Enfin, le non-dualisme n’est pas une résolution hégélienne, rationnellement logique et chronologique de la dualité. Elle envisage les trois termes d’une entité, (naissance, existence, mort), de façon simultanée et métaphysique.

Le Zen tout entier est «embrasser les contradictions» (3). En embrassant les contradictions, automatiquement, instantanément, immédiatement, on «embrasse l’univers d’un seul regard» (4) dans «une logique créatrice qui se situe au-delà de l’affirmation même et de la négation du phénomène» (5). Et ce point de vue est l’œil de la vraie Loi  comme dit Dôgen, c'est-à-dire l’œil qui réalise l’unité de toutes choses à travers leurs aspects contradictoires. Là, il n’y a «rien à soustraire, rien à ajouter». La multiplicité de l’existence, le sujet et l’objet, tout devient Un.
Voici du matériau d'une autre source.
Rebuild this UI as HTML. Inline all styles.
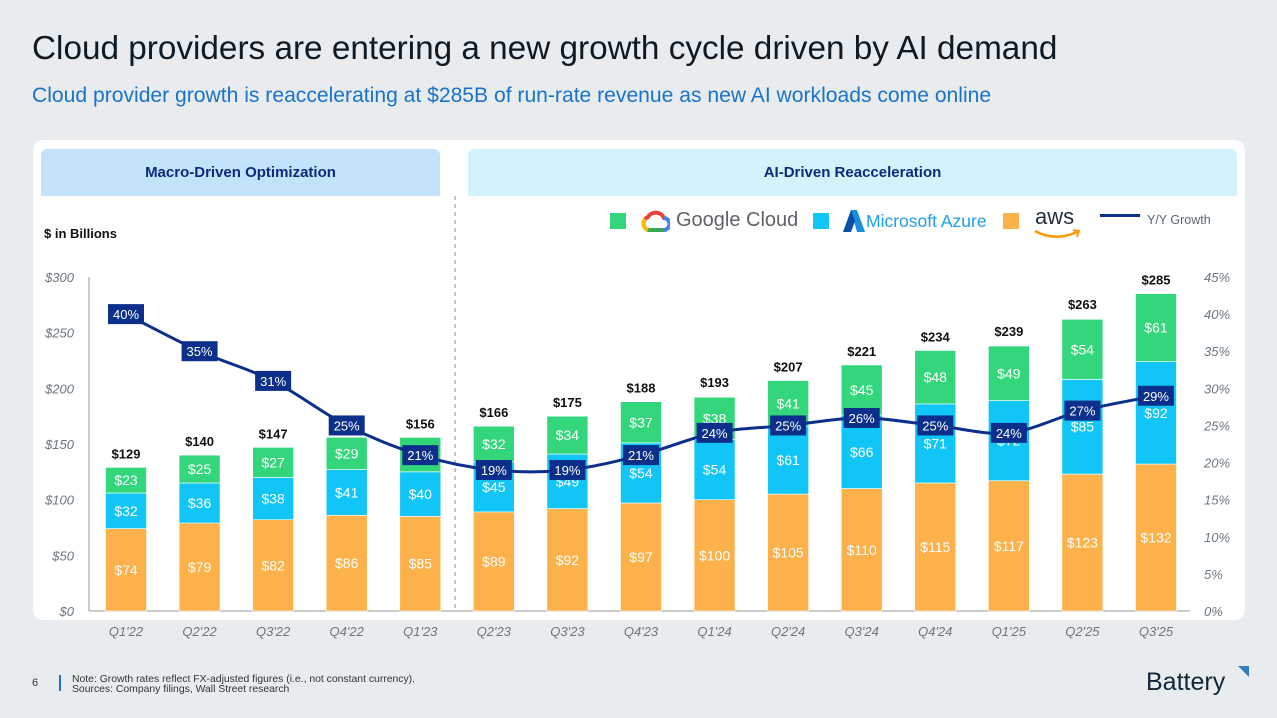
<!DOCTYPE html>
<html><head><meta charset="utf-8"><style>
body{margin:0;width:1277px;height:718px;background:#e8ecee;font-family:"Liberation Sans",sans-serif;position:relative;overflow:hidden}
.t{position:absolute;white-space:nowrap}
</style></head><body>
<div class="t" style="left:32px;top:30px;font-size:33.3px;color:#0e1a24">Cloud providers are entering a new growth cycle driven by AI demand</div>
<div class="t" style="left:32px;top:84px;font-size:21.1px;color:#1a73c9">Cloud provider growth is reaccelerating at $285B of run-rate revenue as new AI workloads come online</div>
<div style="position:absolute;left:33px;top:140px;width:1212px;height:480px;background:#fff;border-radius:10px"></div>
<div style="position:absolute;left:41px;top:149px;width:399px;height:47px;background:#c3e2fb;border-radius:6px 6px 0 0;color:#0d2a7a;font-weight:bold;font-size:15px;text-align:center;line-height:47px">Macro-Driven Optimization</div>
<div style="position:absolute;left:468px;top:149px;width:769px;height:47px;background:#d2f3fb;border-radius:6px 6px 0 0;color:#0d2a7a;font-weight:bold;font-size:15px;text-align:center;line-height:47px">AI-Driven Reacceleration</div>
<div class="t" style="left:44px;top:226px;font-size:13px;font-weight:bold;color:#111">$ in Billions</div>
<div>
<div style="position:absolute;left:610px;top:213px;width:16px;height:16px;background:#33d67a"></div>
<svg style="position:absolute;left:640px;top:208px" width="30" height="26" viewBox="0 0 30 26"><path d="M8 22 A7 7 0 0 1 8 9 A9 9 0 0 1 24 10 A6 6 0 0 1 23 22 Z" fill="none" stroke="#ea4335" stroke-width="4"/><path d="M8 22 L23 22" stroke="#34a853" stroke-width="4"/><path d="M23 22 A6 6 0 0 0 24 10" fill="none" stroke="#4285f4" stroke-width="4"/><path d="M8 22 A7 7 0 0 1 5 11" fill="none" stroke="#fbbc05" stroke-width="4"/></svg>
<div class="t" style="left:676px;top:209px;font-size:20px;color:#5f6368">Google Cloud</div>
<div style="position:absolute;left:813px;top:213px;width:16px;height:16px;background:#11c6f7"></div>
<svg style="position:absolute;left:842px;top:209px" width="24" height="24" viewBox="0 0 24 24"><path d="M9 1 L15 1 L23 23 L15 23 Z" fill="#1a8fe0"/><path d="M9 1 L1 23 L9 23 L13 12 Z" fill="#0b4ea8"/></svg>
<div class="t" style="left:866px;top:211px;font-size:17.5px;color:#1e9ee8">Microsoft Azure</div>
<div style="position:absolute;left:1003px;top:213px;width:16px;height:16px;background:#fdb14a"></div>
<div class="t" style="left:1035px;top:204px;font-size:22px;color:#232f3e">aws</div>
<svg style="position:absolute;left:1033px;top:228px" width="50" height="14"><path d="M2 3 Q22 14 44 4" stroke="#ff9900" stroke-width="2.5" fill="none"/><path d="M40 2 L46 3 L44 9" stroke="#ff9900" stroke-width="2" fill="none"/></svg>
<div style="position:absolute;left:1100px;top:214px;width:40px;height:3px;background:#0b2f8a"></div>
<div class="t" style="left:1147px;top:213px;font-size:12.5px;color:#5b6770">Y/Y Growth</div>
</div>
<svg id="chart" style="position:absolute;left:0;top:0" width="1277" height="718"></svg>
<div class="t" style="left:32px;top:677px;font-size:11px;color:#333">6</div>
<div style="position:absolute;left:59px;top:675px;width:2px;height:16px;background:#1a73c9"></div>
<div class="t" style="left:72px;top:675px;font-size:10.4px;color:#333;line-height:10px">Note: Growth rates reflect FX-adjusted figures (i.e., not constant currency).<br>Sources: Company filings, Wall Street research</div>
<div class="t" style="left:1146px;top:668px;font-size:25px;color:#12263a">Battery</div>
<div style="position:absolute;left:1238px;top:666px;width:0;height:0;border-left:11px solid transparent;border-top:11px solid #2f7fc1"></div>
<script>
const quarters=["Q1'22","Q2'22","Q3'22","Q4'22","Q1'23","Q2'23","Q3'23","Q4'23","Q1'24","Q2'24","Q3'24","Q4'24","Q1'25","Q2'25","Q3'25"];
const aws=[74,79,82,86,85,89,92,97,100,105,110,115,117,123,132];
const azure=[32,36,38,41,40,45,49,54,54,61,66,71,72,85,92];
const google=[23,25,27,29,31,32,34,37,38,41,45,48,49,54,61];
const totals=[129,140,147,156,156,166,175,188,193,207,221,234,239,263,285];
const growth=[40,35,31,25,21,19,19,21,24,25,26,25,24,27,29];
const leftTicks=[0,50,100,150,200,250,300];
const rightTicks=[0,5,10,15,20,25,30,35,40,45];
const svg=document.getElementById('chart');const NS='http://www.w3.org/2000/svg';
const y0=611,y1=277,x0=126,step=73.57,bw=41;
const yL=v=>y0-(v/300)*(y0-y1);const yR=v=>y0-(v/45)*(y0-y1);const xC=i=>x0+i*step;
function el(t,a,txt){const e=document.createElementNS(NS,t);for(const k in a)e.setAttribute(k,a[k]);if(txt!==undefined)e.textContent=txt;svg.appendChild(e);return e;}
let e;
e=el('line',{x1:89,y1:y1,x2:89,y2:y0,stroke:'#999'});
e=el('line',{x1:89,y1:y0,x2:1190,y2:y0,stroke:'#999'});
e=el('line',{x1:455,y1:196,x2:455,y2:611,stroke:'#888','stroke-dasharray':'4,4'});
leftTicks.forEach(v=>{e=el('text',{x:74,y:yL(v)+5,'text-anchor':'end','font-size':13,'font-style':'italic',fill:'#6b7780'},'$'+v);});
rightTicks.forEach(v=>{e=el('text',{x:1204,y:yR(v)+5,'font-size':13,'font-style':'italic',fill:'#6b7780'},v+'%');});
quarters.forEach((q,i)=>{
 const x=xC(i)-bw/2;
 const segs=[[aws[i],0,'#fdb14a','aws'],[azure[i],aws[i],'#11c6f7','azure'],[google[i],aws[i]+azure[i],'#33d67a','google']];
 segs.forEach(([v,b,c,n])=>{
  e=el('rect',{x:x,y:yL(b+v),width:bw,height:yL(b)-yL(b+v),fill:c,stroke:'#fff','stroke-width':0.6});
  e=el('text',{x:xC(i),y:yL(b+v/2)+5,'text-anchor':'middle','font-size':14,fill:'#fff'},'$'+v);
 });
 e=el('text',{x:xC(i),y:yL(totals[i])-9,'text-anchor':'middle','font-size':13,'font-weight':'bold',fill:'#111'},'$'+totals[i]);
 e=el('text',{x:xC(i),y:636,'text-anchor':'middle','font-size':13,'font-style':'italic',fill:'#6b7780'},q);
});
const pts=growth.map((g,i)=>[xC(i),yR(g)]);
let d='M'+pts[0][0]+','+pts[0][1];
for(let i=0;i<pts.length-1;i++){const p0=pts[Math.max(0,i-1)],p1=pts[i],p2=pts[i+1],p3=pts[Math.min(pts.length-1,i+2)];
 d+=' C'+(p1[0]+(p2[0]-p0[0])/6)+','+(p1[1]+(p2[1]-p0[1])/6)+' '+(p2[0]-(p3[0]-p1[0])/6)+','+(p2[1]-(p3[1]-p1[1])/6)+' '+p2[0]+','+p2[1];}
e=el('path',{d:d,fill:'none',stroke:'#0b2f8a','stroke-width':3});
growth.forEach((g,i)=>{
 e=el('rect',{x:xC(i)-18,y:yR(g)-10,width:36,height:20,fill:'#0b2f8a'});
 e=el('text',{x:xC(i),y:yR(g)+5,'text-anchor':'middle','font-size':13,fill:'#fff'},g+'%');
});
</script>
</body></html>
Mais cette «Voie du Milieu» n’est pas un compromis, une synthèse, un «moyennisme», par déduction ou par induction. Elle est chemin vivant sans départ ni arrivée, chemin qui ne mène nulle part et qui est partout chez lui.

Il est donc impératif de ne pas se cloisonner dans l’une de ces deux visions à l’exclusion de l’autre, et d’envisager l’existence soit comme une suite ininterrompue de naissances et de morts qui ne laisseraient rien admettre d’autre qu’elles mêmes (matérialisme), soit comme un «pur esprit» où les phénomènes ne seraient que «pures illusions» (spiritualisme). «La véritable vie ne peut être ni obtenue par le non-esprit [mushin-" tout est matière "], ni par l’esprit qui reste [ushin-" tout est esprit "]. Elle ne peut être saisie que par l’au-delà de l’esprit» (6).

Mais cet impératif, comme nous allons le voir, est irréalisable dès lors que celui qui observe cette existence contradictoire ne s’observe point lui-même et en même temps.

(3) Aphorisme zen, sans référence.
(4) Kodo Sawaki (maître zen soto, 1880-1965), cité dans «Shôdôka, Le chant de l’Eveil», Albin Michel.
(5) Taïsen Deshimaru (introducteur du Zen soto en France et en Europe, 1914-1982), cité dans « Le trésor du Zen ».
(6) «Kongo Kyo ; le sutra du Diamant», traduit en chinois par Kumârajîva, cité dans «Le trésor du Zen».